Hazing charges also will be easier to prove than murder or manslaughter, Lamar said, pointing out that the state will have to prove only two things: participation in hazing and that a death occurred.

While the Champions were hoping for more ambitious charges, Chestnut said they were relieved to see the case moving forward.

The pace of the investigation had left them frustrated — even more so as they learned that Tallahassee police made arrests in unrelated hazing incidents involving members of FAMU’s Marching 100. A total of seven FAMU students were charged with either felony or misdemeanor hazing in December and January.

On Dec. 12, three FAMU students were arrested on felony hazing charges after a freshman was beaten so severely that her leg was broken. Two of the three students also were charged with felony battery.

Clarinetist Bria Hunter, who has since left the university and given up an $82,000 scholarship, told authorities Nov. 7 that she was repeatedly punched on the thighs and hit with a metal ruler during initiation rituals to join the “Red Dawg Order,” which comprises band members from Georgia.

Prosecutors have been mulling possible charges in Champion’s death since late March, when investigators with the Orange Sheriff’s Office and Florida Department of Law Enforcement turned over their findings to prosecutors.

Each of the 11 charged with felony hazing also faces two charges of misdemeanor hazing. Two other defendants also face one count each of misdemeanor hazing.

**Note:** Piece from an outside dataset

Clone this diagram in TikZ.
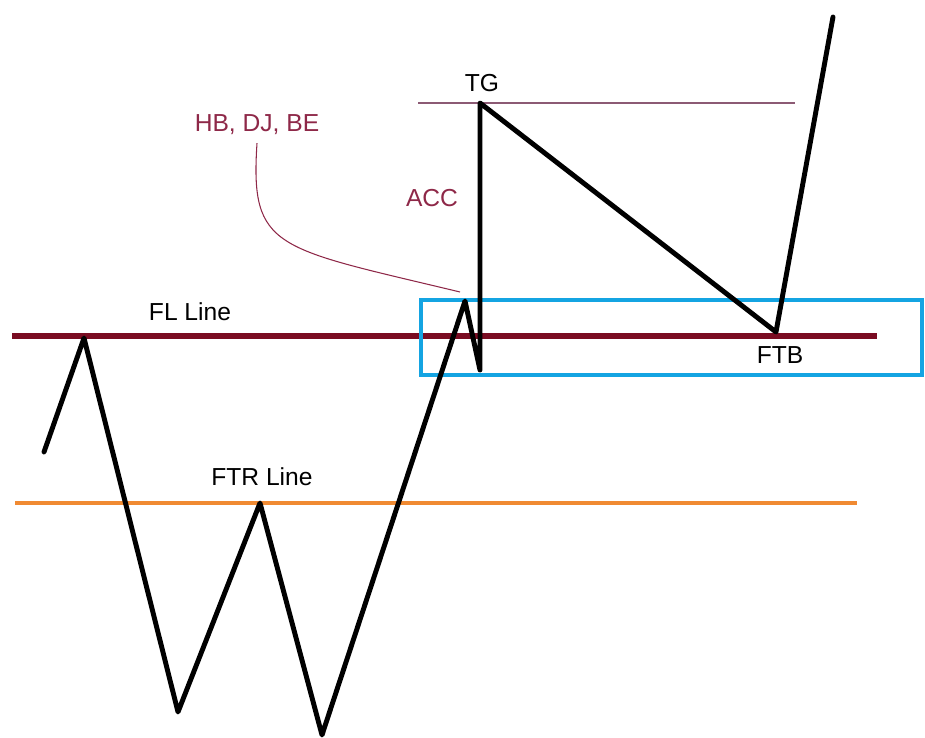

FAMU President James Ammons and the chairman of the school’s board of trustees, Solomon Badger, released a joint statement stressing that FAMU has taken “significant steps” in recent months to end hazing. “We are vigorously working to eradicate hazing from FAMU and doing everything within our power to ensure an incident like this never happens again,” they said.

The band remains suspended, with no decision yet as to whether it will perform in the fall.

An attorney for longtime band director Julian White, who has been on paid leave since Champion’s death, said White’s cooperation helped in other FAMU hazing investigations.

White is without fault in Champion’s death and should be reinstated, attorney Chuck Hobbs said. “Dr. White remains disappointed that barely 48 hours after meeting with band members that Robert Champion was killed in an extreme, horrific and illegal act of bullying,” Hobbs said in a prepared statement.

Lamar indicated that more charges could follow, but he would not elaborate.

He also praised FAMU as being a “fine university” with “fine traditions.”

“But there are some we would not want to acknowledge,” Lamar said.